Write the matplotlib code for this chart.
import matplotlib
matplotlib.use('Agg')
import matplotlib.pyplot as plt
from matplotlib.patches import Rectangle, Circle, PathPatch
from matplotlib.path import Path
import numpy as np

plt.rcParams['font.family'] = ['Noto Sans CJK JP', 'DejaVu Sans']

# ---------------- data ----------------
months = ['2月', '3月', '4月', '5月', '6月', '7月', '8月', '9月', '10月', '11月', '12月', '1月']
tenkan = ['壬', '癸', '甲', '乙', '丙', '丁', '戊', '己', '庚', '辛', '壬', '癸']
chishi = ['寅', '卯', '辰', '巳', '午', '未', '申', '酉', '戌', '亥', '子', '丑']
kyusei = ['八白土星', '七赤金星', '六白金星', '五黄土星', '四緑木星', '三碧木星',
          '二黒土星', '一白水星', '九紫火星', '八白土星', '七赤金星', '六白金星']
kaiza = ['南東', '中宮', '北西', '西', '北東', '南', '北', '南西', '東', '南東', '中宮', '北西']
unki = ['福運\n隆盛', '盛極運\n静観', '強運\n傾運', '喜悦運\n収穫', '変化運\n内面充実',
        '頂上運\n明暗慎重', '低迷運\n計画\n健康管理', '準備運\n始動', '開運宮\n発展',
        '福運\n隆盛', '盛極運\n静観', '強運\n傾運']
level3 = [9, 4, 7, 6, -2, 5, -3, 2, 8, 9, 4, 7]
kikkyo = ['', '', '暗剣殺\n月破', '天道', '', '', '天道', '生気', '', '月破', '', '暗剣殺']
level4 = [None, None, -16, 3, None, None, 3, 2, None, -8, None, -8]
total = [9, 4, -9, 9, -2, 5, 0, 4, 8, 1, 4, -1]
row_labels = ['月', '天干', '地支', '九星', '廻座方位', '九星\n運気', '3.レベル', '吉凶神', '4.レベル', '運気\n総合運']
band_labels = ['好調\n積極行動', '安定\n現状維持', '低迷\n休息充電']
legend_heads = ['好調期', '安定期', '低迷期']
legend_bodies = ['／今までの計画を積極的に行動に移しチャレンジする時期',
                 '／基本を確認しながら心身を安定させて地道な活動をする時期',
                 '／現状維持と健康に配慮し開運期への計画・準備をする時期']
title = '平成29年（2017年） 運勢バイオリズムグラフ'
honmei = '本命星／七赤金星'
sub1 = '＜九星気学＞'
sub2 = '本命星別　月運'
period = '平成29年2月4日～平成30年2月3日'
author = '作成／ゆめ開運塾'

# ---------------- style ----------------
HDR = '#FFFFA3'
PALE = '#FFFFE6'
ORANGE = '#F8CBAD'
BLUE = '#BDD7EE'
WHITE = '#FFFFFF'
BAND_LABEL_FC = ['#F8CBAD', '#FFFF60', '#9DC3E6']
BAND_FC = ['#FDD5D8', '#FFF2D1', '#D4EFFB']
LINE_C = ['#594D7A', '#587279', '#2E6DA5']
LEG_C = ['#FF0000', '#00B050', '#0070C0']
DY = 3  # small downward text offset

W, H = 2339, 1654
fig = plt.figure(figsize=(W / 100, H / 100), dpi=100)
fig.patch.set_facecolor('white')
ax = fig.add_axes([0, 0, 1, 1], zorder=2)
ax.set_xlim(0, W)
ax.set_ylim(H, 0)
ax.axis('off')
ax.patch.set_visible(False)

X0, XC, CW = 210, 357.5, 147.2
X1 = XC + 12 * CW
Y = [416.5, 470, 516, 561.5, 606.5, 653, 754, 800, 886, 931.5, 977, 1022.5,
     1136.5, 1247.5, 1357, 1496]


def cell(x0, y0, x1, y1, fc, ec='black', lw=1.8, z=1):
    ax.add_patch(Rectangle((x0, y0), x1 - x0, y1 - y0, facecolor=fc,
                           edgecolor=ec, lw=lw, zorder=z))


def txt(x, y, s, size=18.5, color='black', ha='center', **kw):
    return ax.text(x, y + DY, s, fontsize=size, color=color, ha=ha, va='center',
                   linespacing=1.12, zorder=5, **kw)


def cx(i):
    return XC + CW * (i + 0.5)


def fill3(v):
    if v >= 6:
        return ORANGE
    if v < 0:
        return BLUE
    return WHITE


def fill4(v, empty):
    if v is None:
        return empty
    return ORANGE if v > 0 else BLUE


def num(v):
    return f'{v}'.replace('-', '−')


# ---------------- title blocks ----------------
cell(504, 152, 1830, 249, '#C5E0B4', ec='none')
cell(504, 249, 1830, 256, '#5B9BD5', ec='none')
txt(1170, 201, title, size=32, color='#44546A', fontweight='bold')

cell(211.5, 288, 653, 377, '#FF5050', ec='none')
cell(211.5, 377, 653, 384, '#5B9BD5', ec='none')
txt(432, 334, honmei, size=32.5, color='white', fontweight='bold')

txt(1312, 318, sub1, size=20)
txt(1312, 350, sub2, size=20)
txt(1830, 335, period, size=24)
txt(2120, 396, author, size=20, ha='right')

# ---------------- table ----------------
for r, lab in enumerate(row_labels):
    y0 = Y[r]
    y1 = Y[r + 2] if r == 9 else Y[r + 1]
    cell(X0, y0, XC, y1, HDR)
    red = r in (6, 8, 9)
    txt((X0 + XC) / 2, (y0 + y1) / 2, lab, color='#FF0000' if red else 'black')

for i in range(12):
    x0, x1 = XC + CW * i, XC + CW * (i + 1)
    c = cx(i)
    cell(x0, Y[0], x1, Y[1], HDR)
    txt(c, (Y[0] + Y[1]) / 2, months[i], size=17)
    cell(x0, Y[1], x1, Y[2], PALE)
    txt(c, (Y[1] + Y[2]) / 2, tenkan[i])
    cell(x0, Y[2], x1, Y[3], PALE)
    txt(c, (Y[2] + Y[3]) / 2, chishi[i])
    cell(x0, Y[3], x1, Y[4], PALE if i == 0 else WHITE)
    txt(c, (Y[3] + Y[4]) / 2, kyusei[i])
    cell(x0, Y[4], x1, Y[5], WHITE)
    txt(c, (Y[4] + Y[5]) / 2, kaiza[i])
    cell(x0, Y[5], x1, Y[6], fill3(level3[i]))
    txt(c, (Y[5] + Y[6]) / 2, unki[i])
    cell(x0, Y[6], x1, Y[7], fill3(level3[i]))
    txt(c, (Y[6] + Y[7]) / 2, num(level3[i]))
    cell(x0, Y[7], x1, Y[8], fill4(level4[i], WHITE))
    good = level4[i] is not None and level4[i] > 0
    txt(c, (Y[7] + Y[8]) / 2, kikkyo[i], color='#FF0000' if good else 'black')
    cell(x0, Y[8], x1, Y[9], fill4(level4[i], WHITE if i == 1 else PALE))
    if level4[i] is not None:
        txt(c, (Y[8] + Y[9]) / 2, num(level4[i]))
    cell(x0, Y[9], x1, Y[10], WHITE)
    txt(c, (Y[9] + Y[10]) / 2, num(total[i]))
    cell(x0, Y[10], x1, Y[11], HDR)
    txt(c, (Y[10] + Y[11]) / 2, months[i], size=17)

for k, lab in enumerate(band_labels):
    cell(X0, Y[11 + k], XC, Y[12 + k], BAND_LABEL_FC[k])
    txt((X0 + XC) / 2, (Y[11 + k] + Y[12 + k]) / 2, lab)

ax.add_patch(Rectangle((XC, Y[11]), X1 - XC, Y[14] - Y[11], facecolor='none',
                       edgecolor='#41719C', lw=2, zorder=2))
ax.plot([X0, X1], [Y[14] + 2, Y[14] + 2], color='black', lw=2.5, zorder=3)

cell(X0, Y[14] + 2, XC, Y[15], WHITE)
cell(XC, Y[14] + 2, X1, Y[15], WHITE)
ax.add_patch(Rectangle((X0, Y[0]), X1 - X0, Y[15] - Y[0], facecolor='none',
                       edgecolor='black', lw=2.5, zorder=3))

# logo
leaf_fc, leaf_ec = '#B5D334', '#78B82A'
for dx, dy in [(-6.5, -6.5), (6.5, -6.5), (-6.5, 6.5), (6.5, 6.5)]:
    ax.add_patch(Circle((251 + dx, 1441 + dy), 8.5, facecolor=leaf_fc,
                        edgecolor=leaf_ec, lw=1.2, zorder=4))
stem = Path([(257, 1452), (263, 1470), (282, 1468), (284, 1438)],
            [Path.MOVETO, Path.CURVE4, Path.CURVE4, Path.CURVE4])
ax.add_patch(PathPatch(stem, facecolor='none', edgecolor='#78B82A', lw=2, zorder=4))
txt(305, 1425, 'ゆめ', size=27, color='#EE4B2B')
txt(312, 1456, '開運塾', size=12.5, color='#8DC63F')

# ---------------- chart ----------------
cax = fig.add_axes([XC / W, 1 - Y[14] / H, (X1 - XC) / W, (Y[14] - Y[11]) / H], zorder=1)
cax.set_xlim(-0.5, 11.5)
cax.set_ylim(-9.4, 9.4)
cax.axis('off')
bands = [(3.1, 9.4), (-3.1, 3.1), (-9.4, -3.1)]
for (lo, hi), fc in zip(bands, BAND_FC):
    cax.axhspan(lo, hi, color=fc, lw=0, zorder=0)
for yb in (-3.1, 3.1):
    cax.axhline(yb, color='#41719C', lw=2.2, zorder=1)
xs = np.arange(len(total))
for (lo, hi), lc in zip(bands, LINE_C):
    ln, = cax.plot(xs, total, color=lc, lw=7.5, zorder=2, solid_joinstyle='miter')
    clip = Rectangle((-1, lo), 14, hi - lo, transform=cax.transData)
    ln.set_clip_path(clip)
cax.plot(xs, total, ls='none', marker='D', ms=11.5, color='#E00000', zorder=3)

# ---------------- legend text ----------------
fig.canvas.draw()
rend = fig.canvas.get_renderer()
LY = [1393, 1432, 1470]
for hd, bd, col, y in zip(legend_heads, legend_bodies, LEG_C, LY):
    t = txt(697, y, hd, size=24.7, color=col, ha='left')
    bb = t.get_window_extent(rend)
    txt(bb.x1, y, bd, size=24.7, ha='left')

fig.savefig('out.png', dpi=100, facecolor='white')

####################

• [Goal] In the listing above, reproduce the first line and each one after it through the line that contains "plt.rcParams['font.family'] = ['Noto".

• [Task response]
Write the matplotlib code for this chart.
import matplotlib
matplotlib.use('Agg')
import matplotlib.pyplot as plt
from matplotlib.patches import Rectangle, Circle, PathPatch
from matplotlib.path import Path
import numpy as np

plt.rcParams['font.family'] = ['Noto Sans CJK JP', 'DejaVu Sans']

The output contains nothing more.